Непосредственной причиной внепланового приезда мистера Блиннета в Куиттерн стала беспрецедентная и внезапная отмена их следующей сессии. Это потрясение основ жизни мистера Блиннета вызвало перемены в его душевном состоянии, которые могли бы случиться сами по себе, а могли бы и никогда не проявиться. Метнувшись к машине пациента, Томас сразу же попытался убедить его уехать обратно в Лондон, обещая через несколько дней встретиться, как обычно. Мистер Блиннет не согласился. Тогда Томас пригласил его в дом и угостил чаем в надежде, что он успокоится и уедет, потому что было очевидно: мистер Блиннет пребывал в весьма расстроенных чувствах. Он даже снял шляпу. Томас тоже пребывал в расстроенных чувствах, отчего был вынужден подняться наверх и причесаться. Потом, поскольку ему захотелось выпить, он предложил выпить и мистеру Блиннету.
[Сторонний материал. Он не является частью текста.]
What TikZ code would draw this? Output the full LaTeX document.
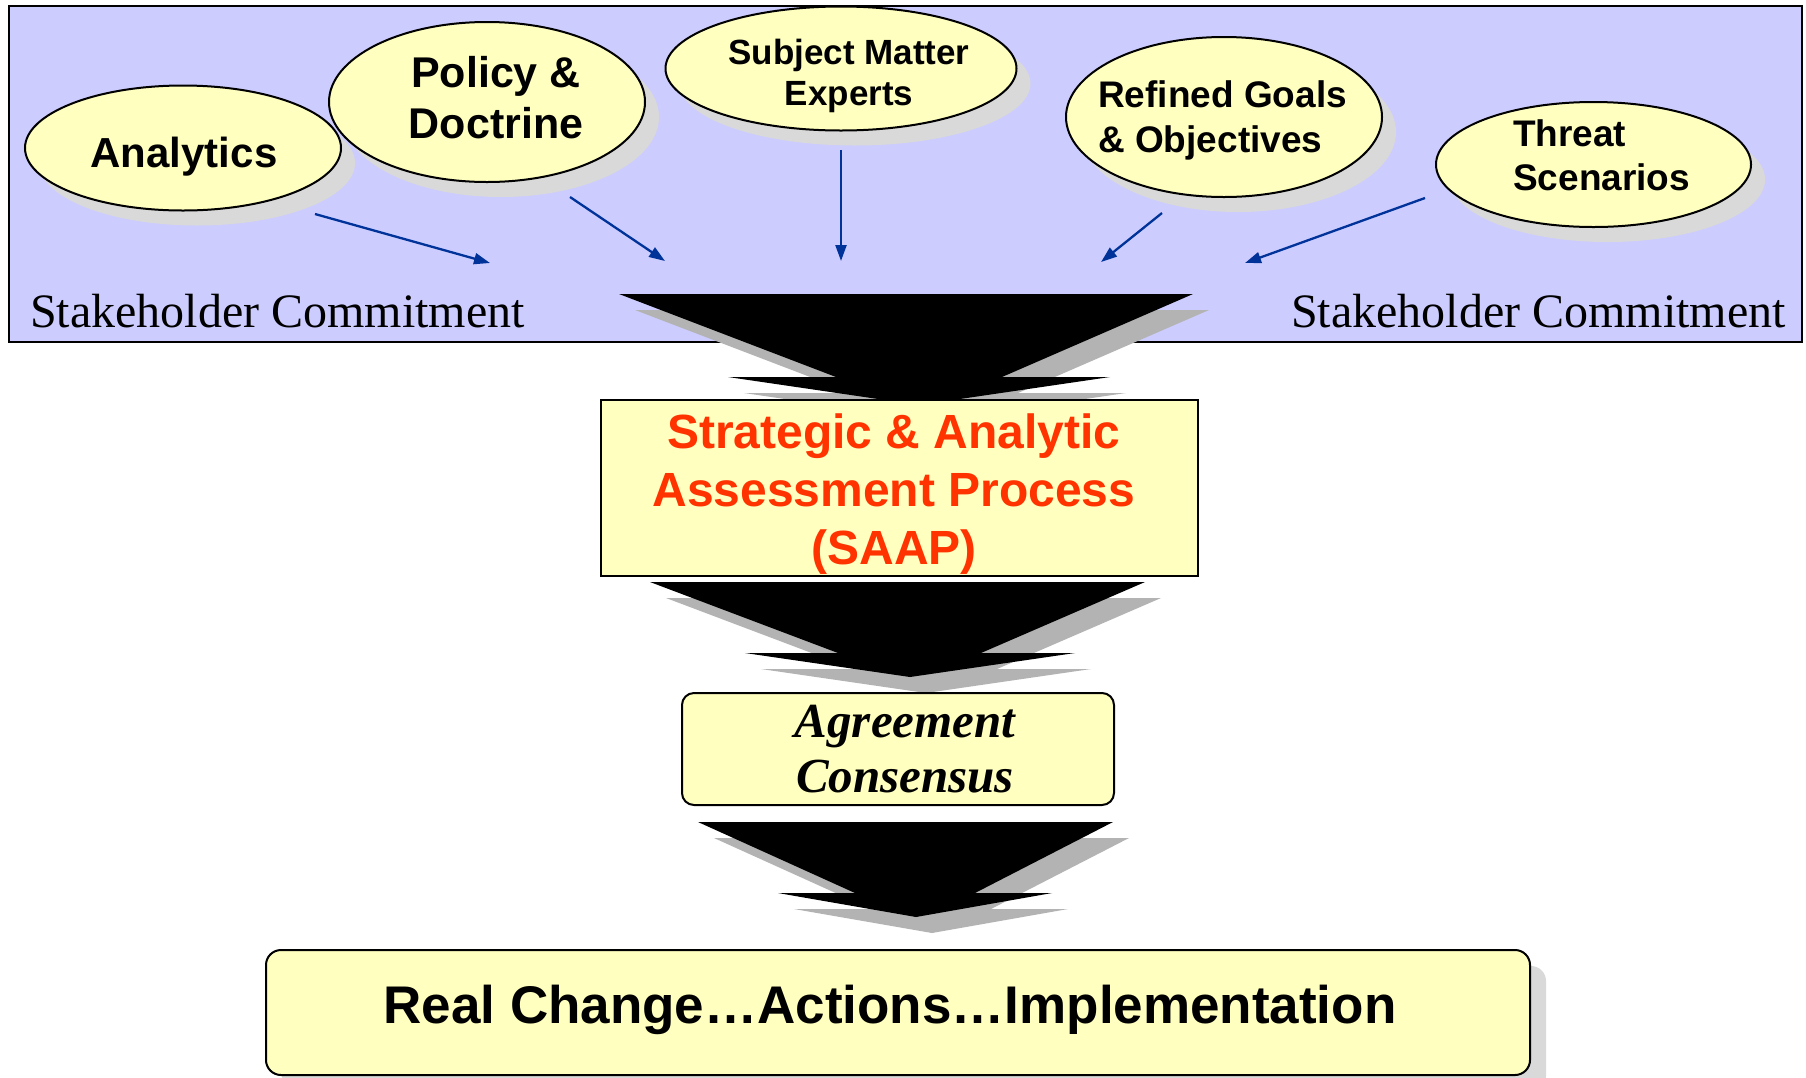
\documentclass[tikz,border=0pt]{standalone}
\usepackage{fontspec}
\setmainfont{Liberation Serif}
\setsansfont{Liberation Sans}
\usetikzlibrary{shapes.geometric,arrows.meta,shadows}
\definecolor{bandc}{RGB}{204,204,255}
\definecolor{pale}{RGB}{255,255,192}
\definecolor{eshadow}{RGB}{217,217,217}
\definecolor{ashadow}{RGB}{179,179,179}
\definecolor{blu}{RGB}{0,51,153}
\definecolor{saapc}{RGB}{255,51,0}
\begin{document}
\begin{tikzpicture}[x=1pt,y=-1pt,
  bubble/.style={ellipse, draw=black, line width=2pt, fill=pale, inner sep=0pt,
    drop shadow={shadow xshift=14pt, shadow yshift=-15pt, opacity=1, fill=eshadow}},
  lbl/.style={inner sep=0pt, font=\sffamily\bfseries},
  feed/.style={draw=blu, line width=2.3pt, -{Triangle[length=16pt,width=11pt]}},
  chevron/.style={fill=black, drop shadow={shadow xshift=16pt, shadow yshift=-16pt, opacity=1, fill=ashadow}},
  stake/.style={font=\rmfamily\fontsize{48}{52}\selectfont, inner sep=0pt},
  box/.style={draw=black, line width=2pt, fill=pale, inner sep=0pt}
]
\useasboundingbox (0,0) rectangle (1806,1077);
\fill[white] (0,0) rectangle (1806,1077);

% band
\draw[line width=2pt, fill=bandc] (9,6) rectangle (1802,342);

% ellipses
\node[bubble, minimum width=316pt, minimum height=125pt] (ana) at (183,148) {};
\node[bubble, minimum width=316pt, minimum height=160pt] (pol) at (487,102) {};
\node[bubble, minimum width=351pt, minimum height=124pt] (sme) at (841,68.5) {};
\node[bubble, minimum width=316pt, minimum height=160pt] (ref) at (1224,117) {};
\node[bubble, minimum width=315pt, minimum height=125pt] (thr) at (1593.5,164.5) {};

\node[lbl, font=\sffamily\bfseries\fontsize{42}{50}\selectfont] (anat) at (184,157) {Analytics};
\node[lbl, font=\sffamily\bfseries\fontsize{43}{51}\selectfont, align=center] (polt) at (496,98) {Policy \&\\Doctrine};
\node[lbl, font=\sffamily\bfseries\fontsize{35}{41.5}\selectfont, align=center] (smet) at (849,76) {Subject Matter\\Experts};
\node[lbl, font=\sffamily\bfseries\fontsize{37}{45}\selectfont, align=left, anchor=west] (reft) at (1098,120) {Refined Goals\\\& Objectives};
\node[lbl, font=\sffamily\bfseries\fontsize{37}{44}\selectfont, align=left, anchor=west] (thrt) at (1513,155.5) {Threat\\Scenarios};

% feed arrows
\coordinate (a1s) at (315,214); \coordinate (a1e) at (490,263);
\coordinate (a2s) at (570,197); \coordinate (a2e) at (665,261);
\coordinate (a3s) at (841,150); \coordinate (a3e) at (841,261);
\coordinate (a4s) at (1162,213); \coordinate (a4e) at (1101,262);
\coordinate (a5s) at (1425,198); \coordinate (a5e) at (1245,263);
\draw[feed] (a1s) -- (a1e);
\draw[feed] (a2s) -- (a2e);
\draw[feed] (a3s) -- (a3e);
\draw[feed] (a4s) -- (a4e);
\draw[feed] (a5s) -- (a5e);

% stakeholder labels
\node[stake, anchor=base west] (skl) at (30,327) {Stakeholder Commitment};
\node[stake, anchor=base east] (skr) at (1786,327) {Stakeholder Commitment};

% chevron 1
\fill[chevron] (619,294) -- (1193,294) -- (1002,377) -- (1110,377) -- (919,405) -- (728,377) -- (836,377) -- cycle;

% SAAP box
\node[box, minimum width=597pt, minimum height=176pt] (saap) at (899.5,488) {};
\node[lbl, align=center, font=\sffamily\bfseries\fontsize{48}{58}\selectfont, text=saapc] (saapt) at (894,494)
  {Strategic \& Analytic\\Assessment Process\\(SAAP)};

% chevron 2
\fill[chevron] (650,582) -- (1145,582) -- (981,653) -- (1075,653) -- (910,677) -- (745,653) -- (838,653) -- cycle;

% agreement box
\node[box, rounded corners=12pt, minimum width=432pt, minimum height=112pt] (agr) at (898,749) {};
\node[lbl, align=center, font=\rmfamily\bfseries\itshape\fontsize{49}{55}\selectfont] (agrt) at (905,749)
  {Agreement\\Consensus};

% chevron 3
\fill[chevron] (698,822) -- (1113,822) -- (975,893) -- (1052,893) -- (916,917) -- (778,893) -- (855,893) -- cycle;

% real change box
\node[box, rounded corners=15pt, minimum width=1264pt, minimum height=125pt,
  drop shadow={shadow xshift=16pt, shadow yshift=-16pt, opacity=1, fill=eshadow}] (real) at (898,1012.5) {};
\node[lbl, font=\sffamily\bfseries\fontsize{53}{60}\selectfont] (realt) at (890,1010)
  {Real Change…Actions…Implementation};
\end{tikzpicture}
\end{document}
Вскоре после этого мистер Блиннет начал предаваться воспоминаниям о прожитой жизни на языке, каким не пользовался никогда раньше. Из всего сказанного вытекало — и Томас постепенно уверился в этом, — что мистер Блиннет в самом деле совершил серьезное преступление, а наиболее проработанная часть истории его умственных нарушений была инсценировкой. Томас, словно в кино, видел бледное округлое лицо своего пациента, оно менялось на глазах, пока мистер Блиннет не стал совершенно иным человеком: умным и преисполненным решимости сколь угодно долго обманывать своего психотерапевта, симулируя душевное заболевание. (Когда Томас выразил удивление, мистер Блиннет нетерпеливо воскликнул: «Да ведь обо всем этом можно прочитать в книгах!») Томаса весьма заинтересовало и спасло от полного смятения одно: мистер Блиннет вкладывал столько душевных сил в свои совершенно здравые фантазии, что они стали для него своего рода наркоманией; в этом чрезвычайно узком смысле мистер Блиннет был искренним. Этот случай стоил того, чтобы заняться его изучением.